Curves. They've been the foundation of Marios Schwab's work since he began, which oddly enough marks him out in a womenswear industry obsessed with ramrod-straight teenage bodies and designers who prefer creating unchallenging tubes of fabric than shaping demanding frocks around the female form.
More than ever before, curves were the foundation - and decoration - of Schwab's Autumn/Winter 2012 collection. Alongside that feminine topography he's always been fixated on, Schwab focused on the surfaces, swirling spirographs of embroidery across suiting and through lace, slicing sinuous seams and key-holing the necklines of cashmere sweaters. It was Art Nouveau meets Alien, the latter in the iridescent fabrics, gloved hands and flying saucer Philip Treacy hats, the former in the intricate, symmetrical guipure and vaguely foliate needlework bands whirling around bodices.

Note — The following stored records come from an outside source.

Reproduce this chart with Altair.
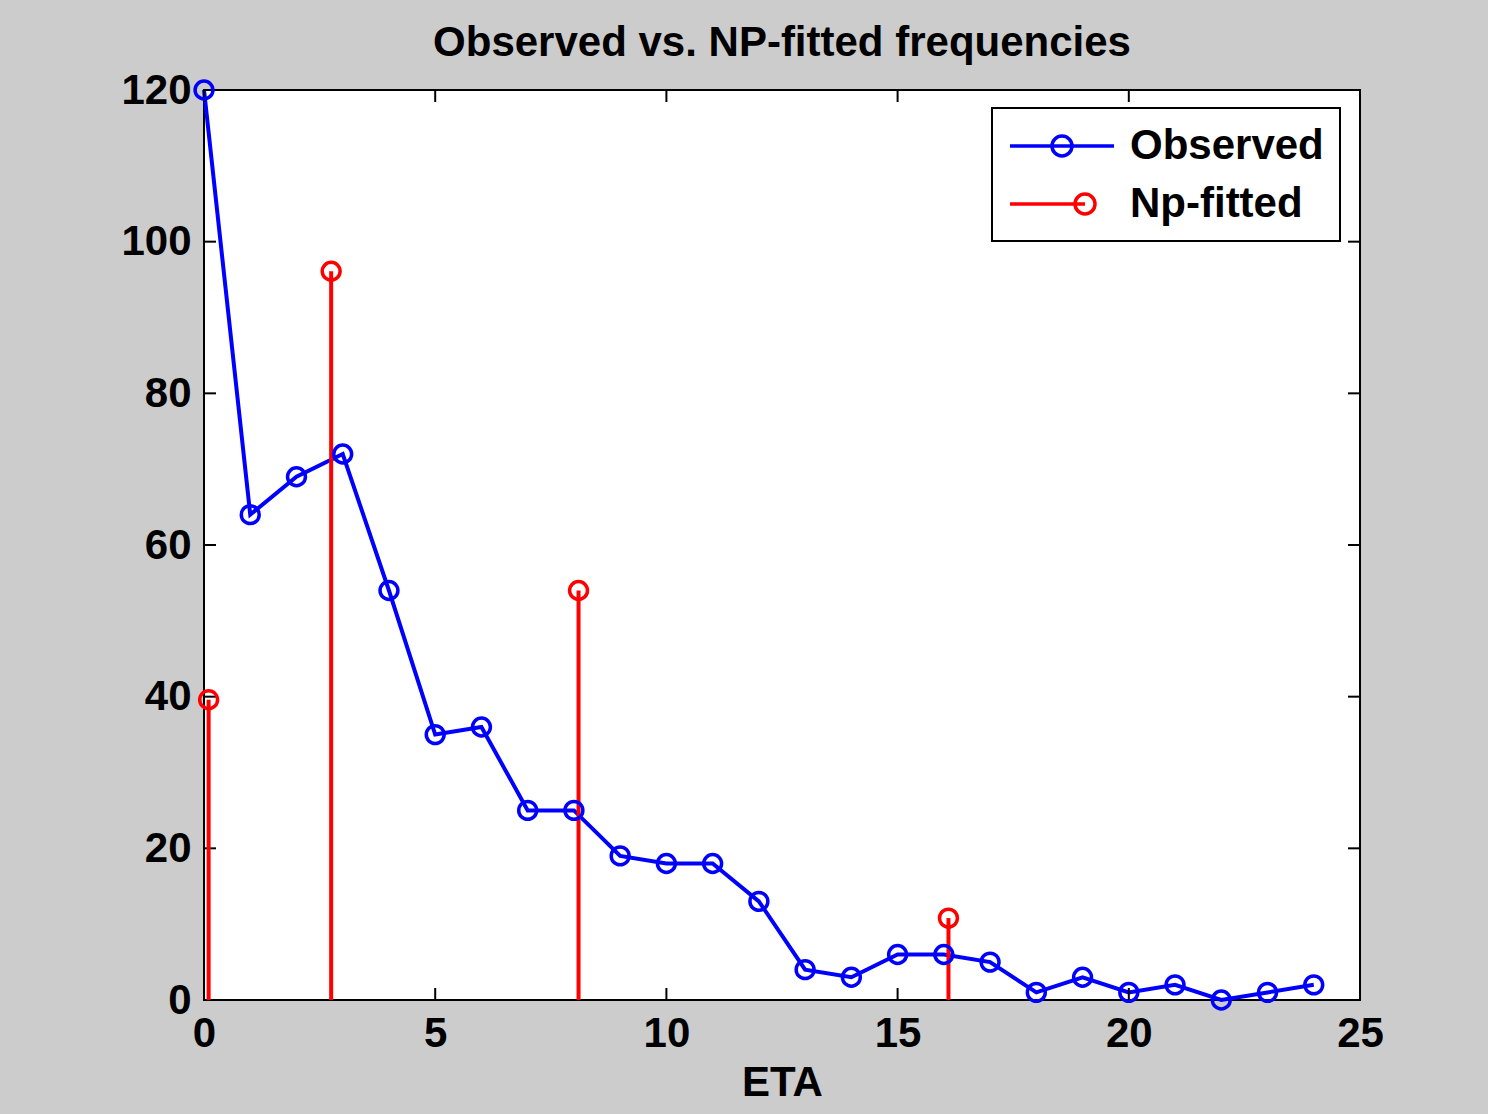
import altair as alt
import pandas as pd

# ---- data ----
obs_x = list(range(25))
obs_y = [120, 64, 69, 72, 54, 35, 36, 25, 25, 19, 18, 18, 13, 4, 3, 6, 6, 5, 1, 3, 1, 2, 0, 1, 2]
fit_x = [0.1, 2.75, 8.1, 16.1]
fit_y = [39.6, 96.1, 54.0, 10.8]
series_names = ["Observed", "Np-fitted"]
x_ticks = [0, 5, 10, 15, 20, 25]
y_ticks = [0, 20, 40, 60, 80, 100, 120]

W, H = 1156, 910
FONT = "Liberation Sans"
FS = 42
BLUE, RED = "#0000ff", "#ff0000"

obs = pd.DataFrame({"x": obs_x, "y": obs_y})
fit = pd.DataFrame({"x": fit_x, "y": fit_y, "y0": [0] * len(fit_x)})
leg = pd.DataFrame({"x": [obs_x[0], fit_x[0]], "y": [obs_y[0], fit_y[0]], "series": series_names})
xt = pd.DataFrame({"v": x_ticks})
yt = pd.DataFrame({"v": y_ticks})

xscale = alt.Scale(domain=[0, 25], nice=False, zero=False)
yscale = alt.Scale(domain=[0, 120], nice=False)

xaxis = alt.Axis(values=x_ticks, title="ETA", grid=False, domain=False, ticks=False,
                 labelFlush=False, labelOverlap=False, labelPadding=13, titlePadding=8)
yaxis = alt.Axis(values=y_ticks, title=None, grid=False, domain=False, ticks=False,
                 labelPadding=13, labelOverlap=False)

base_x = alt.X("x:Q", scale=xscale, axis=xaxis)
base_y = alt.Y("y:Q", scale=yscale, axis=yaxis)

obs_line = alt.Chart(obs).mark_line(color=BLUE, strokeWidth=4).encode(x=base_x, y=base_y)
obs_pts = alt.Chart(obs).mark_point(shape="circle", color=BLUE, size=320, strokeWidth=3.5,
                                    filled=False, opacity=1).encode(x="x:Q", y="y:Q")
fit_rules = alt.Chart(fit).mark_rule(color=RED, strokeWidth=4).encode(x="x:Q", y="y0:Q", y2="y:Q")
fit_pts = alt.Chart(fit).mark_point(shape="circle", color=RED, size=320, strokeWidth=3.5,
                                    filled=False, opacity=1).encode(x="x:Q", y="y:Q")

path_obs = ("M-1,0H4.2M2.1,0A0.5,0.5,0,1,1,1.1,0A0.5,0.5,0,1,1,2.1,0M1.1,0H2.1")
path_fit = ("M-1,0H2.75M3.25,0A0.5,0.5,0,1,1,2.25,0A0.5,0.5,0,1,1,3.25,0")

legend_layer = alt.Chart(leg).mark_point(opacity=0, filled=False, strokeWidth=3.5).encode(
    x="x:Q", y="y:Q",
    color=alt.Color("series:N", scale=alt.Scale(domain=series_names, range=[BLUE, RED]),
                    legend=alt.Legend(title=None, orient="none", legendX=788, legendY=18,
                                      fillColor="white", strokeColor="black", padding=16,
                                      labelFont=FONT, labelFontSize=FS, labelFontWeight="bold",
                                      labelColor="black", symbolSize=1600, symbolStrokeWidth=3.5,
                                      symbolOpacity=1, labelOffset=78, rowPadding=15,
                                      labelLimit=400)),
    shape=alt.Shape("series:N", scale=alt.Scale(domain=series_names, range=[path_obs, path_fit]),
                    legend=None),
)

tick_style = dict(color="black", strokeWidth=2)
tb = alt.Chart(xt).mark_rule(**tick_style).encode(x="v:Q", y=alt.value(H), y2=alt.value(H - 12))
tt = alt.Chart(xt).mark_rule(**tick_style).encode(x="v:Q", y=alt.value(0), y2=alt.value(12))
tl = alt.Chart(yt).mark_rule(**tick_style).encode(y="v:Q", x=alt.value(0), x2=alt.value(12))
tr = alt.Chart(yt).mark_rule(**tick_style).encode(y="v:Q", x=alt.value(W), x2=alt.value(W - 12))

chart = alt.layer(obs_line, tb, tt, tl, tr, fit_rules, obs_pts, fit_pts, legend_layer).properties(
    width=W, height=H,
    title=alt.TitleParams("Observed vs. NP-fitted frequencies", font=FONT, fontSize=FS,
                          fontWeight="bold", color="black", anchor="middle", offset=4),
    autosize=alt.AutoSizeParams(type="none"),
    padding={"left": 204, "top": 90, "right": 128, "bottom": 114},
    background="#cccccc",
).configure_view(
    fill="white", stroke="black", strokeWidth=2
).configure_axis(
    labelFont=FONT, labelFontSize=FS, labelFontWeight="bold", labelColor="black",
    titleFont=FONT, titleFontSize=FS, titleFontWeight="bold", titleColor="black",
).configure_legend(strokeWidth=2)

chart.save("out.html", embed_options={"renderer": "svg", "actions": False})
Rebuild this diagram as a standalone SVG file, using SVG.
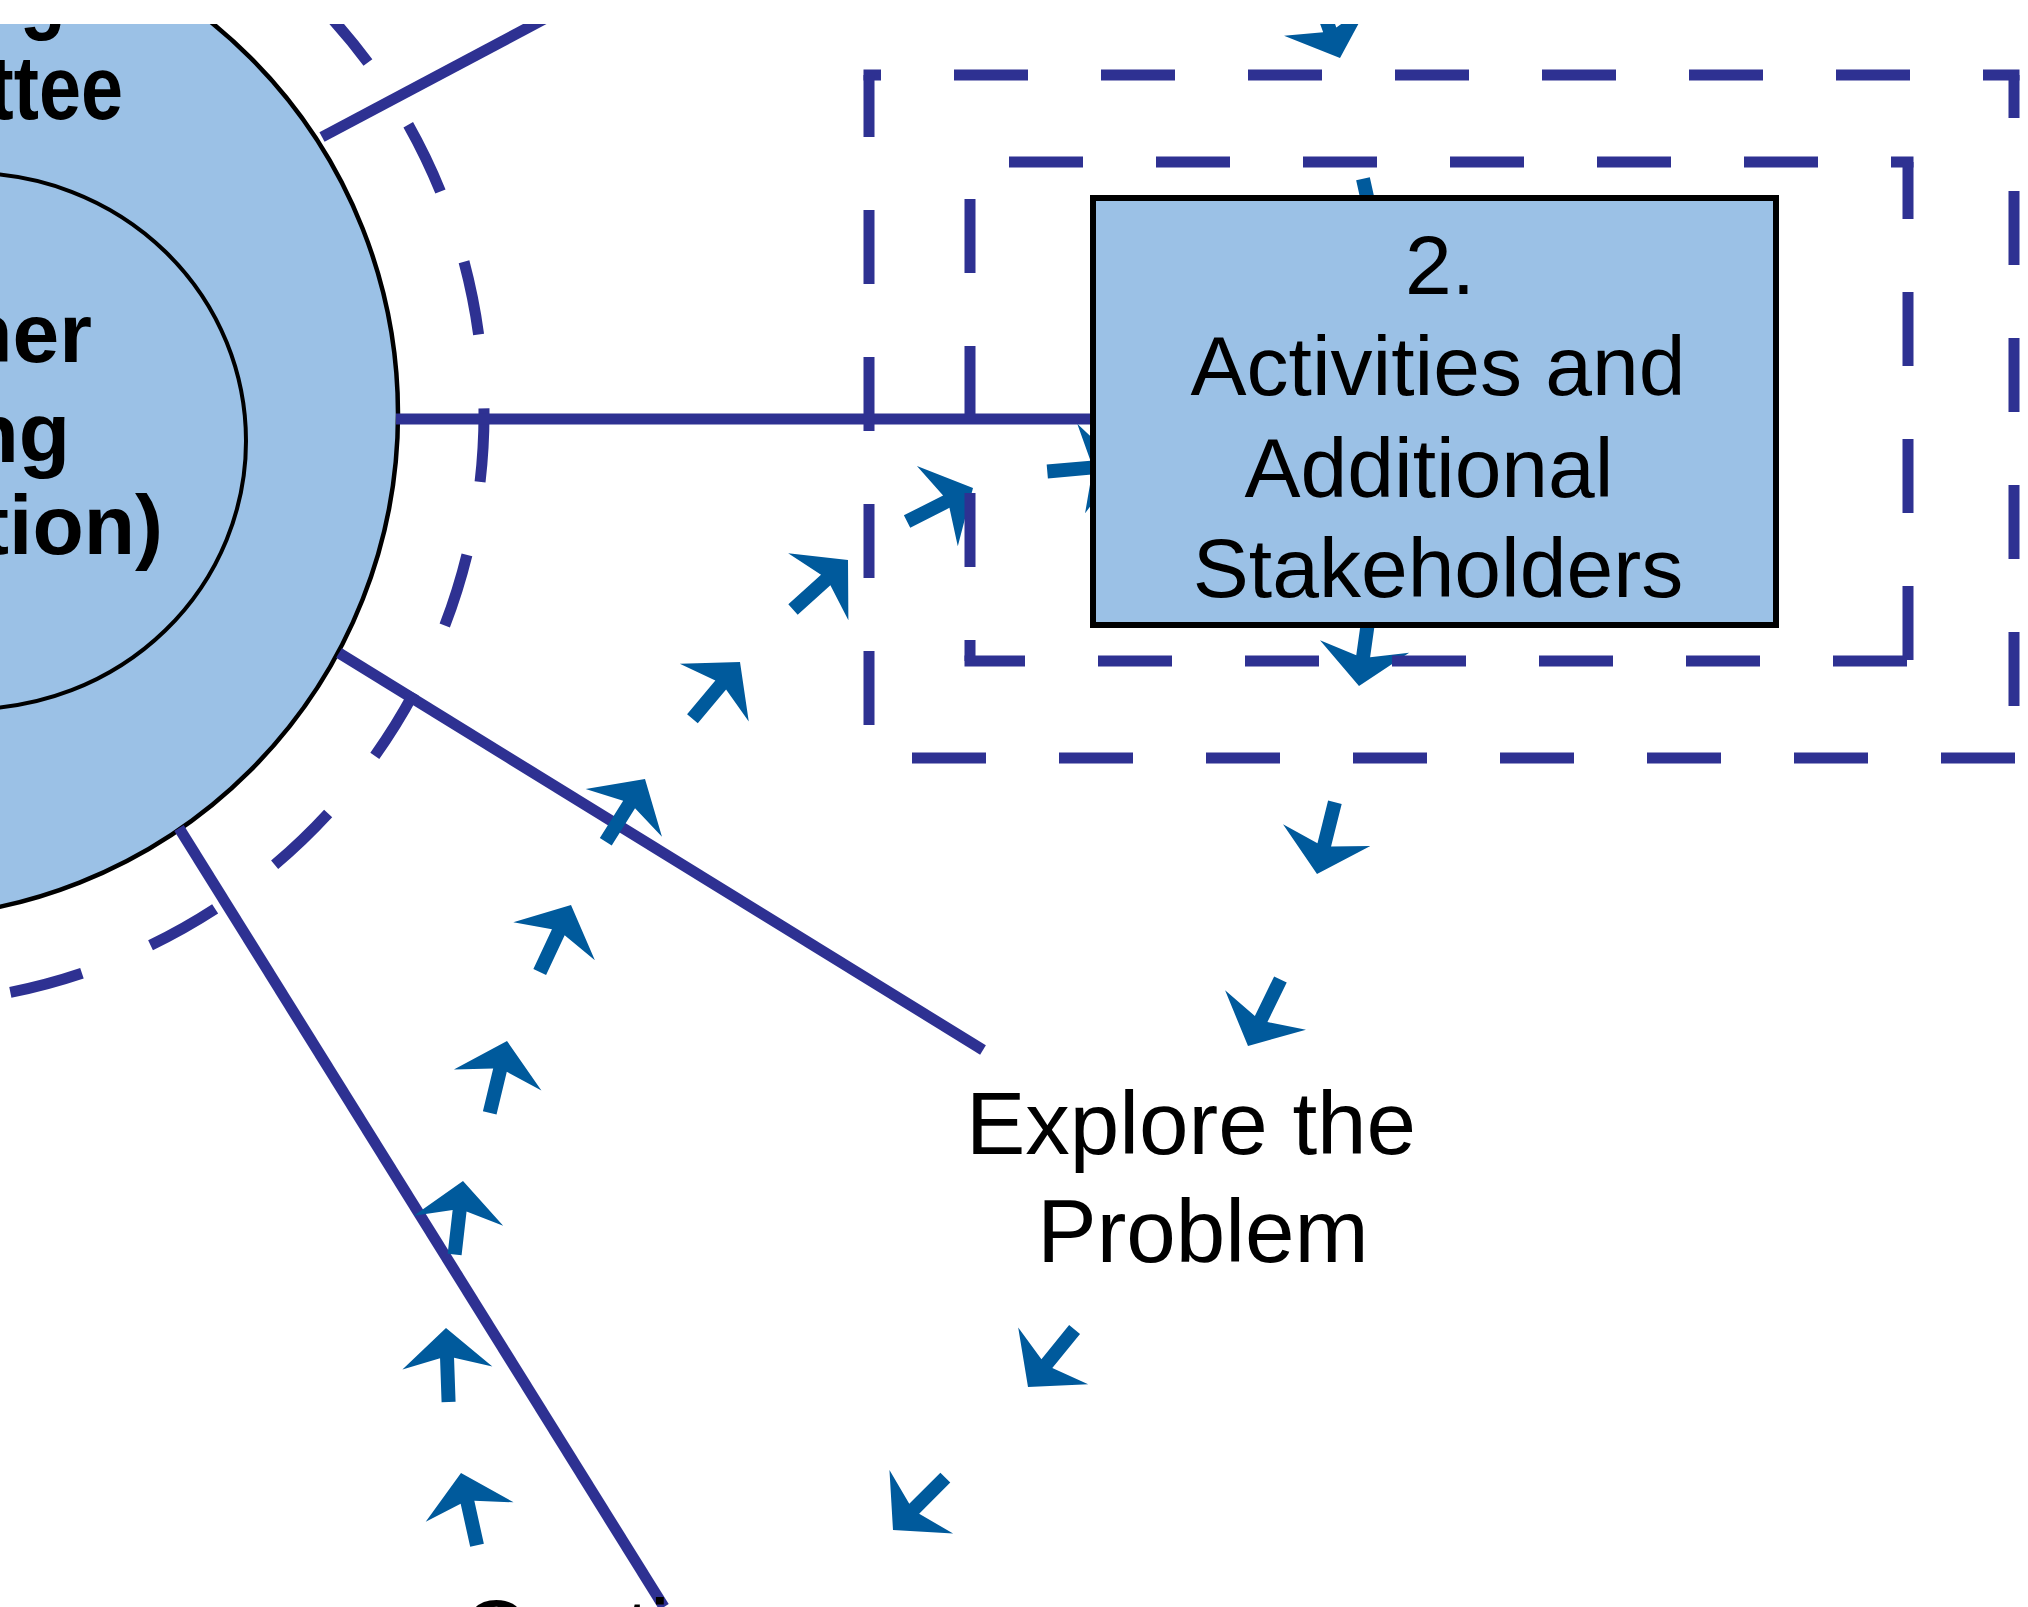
<svg xmlns="http://www.w3.org/2000/svg" width="2028" height="1607" viewBox="0 0 2028 1607">
<style>
.nv{stroke:#2E3192;stroke-width:11;fill:none}
.ds{stroke:#2E3192;stroke-width:11;fill:none;stroke-dasharray:74 73}
.ar{fill:#005A9C}
.tb{font-family:"Liberation Sans",Arial,sans-serif;font-weight:bold;font-size:84px;fill:#000;text-anchor:end}
.tr{font-family:"Liberation Sans",Arial,sans-serif;font-size:84px;fill:#000;text-anchor:middle}
.te{font-family:"Liberation Sans",Arial,sans-serif;font-size:89px;fill:#000;text-anchor:middle}
</style>
<defs>
<clipPath id="cp"><rect x="0" y="24" width="2028" height="1583"/></clipPath>
<path id="arw" d="M0,0 L45,40 L7,30 L7,74 L-7,74 L-7,30 L-45,40 Z"/>
</defs>
<rect width="2028" height="1607" fill="#fff"/>
<g clip-path="url(#cp)">
<g id="core">
<circle cx="-106" cy="414" r="504" fill="#9BC1E6" stroke="#000" stroke-width="4.5"/>
<ellipse cx="-30" cy="441" rx="276" ry="268" fill="none" stroke="#000" stroke-width="4"/>
<text class="tb" transform="translate(66,22) scale(0.84,1)" style="font-size:90px">g</text>
<text class="tb" transform="translate(123,119) scale(0.84,1)" style="font-size:90px">ttee</text>
<text class="tb" x="92" y="362">her</text>
<text class="tb" x="70" y="462">ng</text>
<text class="tb" x="163" y="554">tion)</text>
</g>
<g id="connectors">
<circle cx="-106" cy="414" r="590" class="nv" stroke-dasharray="74.14 74.14" stroke-dashoffset="6"/>
<line class="nv" x1="322" y1="137" x2="580" y2="0"/>
<line class="nv" x1="396" y1="419" x2="1095" y2="419"/>
<line class="nv" x1="339" y1="653" x2="983" y2="1050"/>
<line class="nv" x1="179" y1="828" x2="664" y2="1607"/>
<g class="ar">
<use href="#arw" transform="translate(461,1473) rotate(-12.5)"/>
<use href="#arw" transform="translate(446,1328) rotate(-2)"/>
<use href="#arw" transform="translate(463,1181) rotate(6.5)"/>
<use href="#arw" transform="translate(507,1041) rotate(13.5)"/>
<use href="#arw" transform="translate(571,905) rotate(25)"/>
<use href="#arw" transform="translate(645,779) rotate(32)"/>
<use href="#arw" transform="translate(740,662) rotate(40)"/>
<use href="#arw" transform="translate(848,560) rotate(48)"/>
<use href="#arw" transform="translate(973,488) rotate(63)"/>
<use href="#arw" transform="translate(1121,465) rotate(85)"/>
<use href="#arw" transform="translate(1379,251) rotate(167.5)"/>
<use href="#arw" transform="translate(1340,58) rotate(160)"/>
<use href="#arw" transform="translate(1359,686) rotate(188)"/>
<use href="#arw" transform="translate(1317,874) rotate(194)"/>
<use href="#arw" transform="translate(1248,1046) rotate(206)"/>
<use href="#arw" transform="translate(1028,1387) rotate(219)"/>
<use href="#arw" transform="translate(893,1530) rotate(225)"/>
</g>
</g>
<g id="boundary-outer">
<line class="ds" x1="863.5" y1="75" x2="2019.5" y2="75" stroke-dashoffset="56.5"/>
<line class="ds" x1="2014" y1="75" x2="2014" y2="758" stroke-dashoffset="31"/>
<line class="ds" x1="863.5" y1="758" x2="2019.5" y2="758" stroke-dashoffset="98.5"/>
<line class="ds" x1="869" y1="75" x2="869" y2="758" stroke-dashoffset="12"/>
</g>
<g id="boundary-inner">
<line class="ds" x1="964.5" y1="162" x2="1913.5" y2="162" stroke-dashoffset="102.5"/>
<line class="ds" x1="970" y1="162" x2="970" y2="661" stroke-dashoffset="110"/>
<line class="ds" x1="964.5" y1="661" x2="1913.5" y2="661" stroke-dashoffset="13.5"/>
<line class="ds" x1="1908" y1="162" x2="1908" y2="661" stroke-dashoffset="17"/>
</g>
<g id="node-2">
<rect x="1093" y="198" width="683" height="427" fill="#9BC1E6" stroke="#000" stroke-width="6"/>
<text class="tr" x="1440" y="294">2.</text>
<text class="tr" x="1438" y="395">Activities and</text>
<text class="tr" x="1429" y="497">Additional</text>
<text class="tr" x="1438" y="597">Stakeholders</text>
</g>
<g id="label-explore">
<text class="te" x="1191" y="1154">Explore the</text>
<text class="te" x="1203" y="1262">Problem</text>
</g>
<g id="label-continue">
<text class="te" x="462" y="1662" style="text-anchor:start">Continue</text>
</g>
</g>
</svg>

Schwab related the silhouettes back to last season's Femme Fatale - as many a Film Noir has taught us, all those curves can get dangerous. They can get dangerous for a designer too: some of the spiral-squiggled day suiting looked fussy, they and the prim lace-veiled dresses seemed musty for a designer known as one of the most innovative in London. Add wrist-gloves to the mix and it looked like 1952 rather than 2012. Full-length, full-on transparent evening-wear, in chiffon spangled with crystals or inserted with more of that lacquer-finish lace, was lovely, but done to a tried-and-tested formula and hence a little bit brainless. We're used to Schwab challenging our perceptions of modern beauty: although often beautiful, there was nothing challenging about this offering. Then again, it's nice for fashion journalists to give their little grey cells a break once in a while - and the retailers leaving the show wreathed in smiles seemed to have plenty food for thought. Schwab, after all, loves a scientific reference - and isn't selling a science in itself?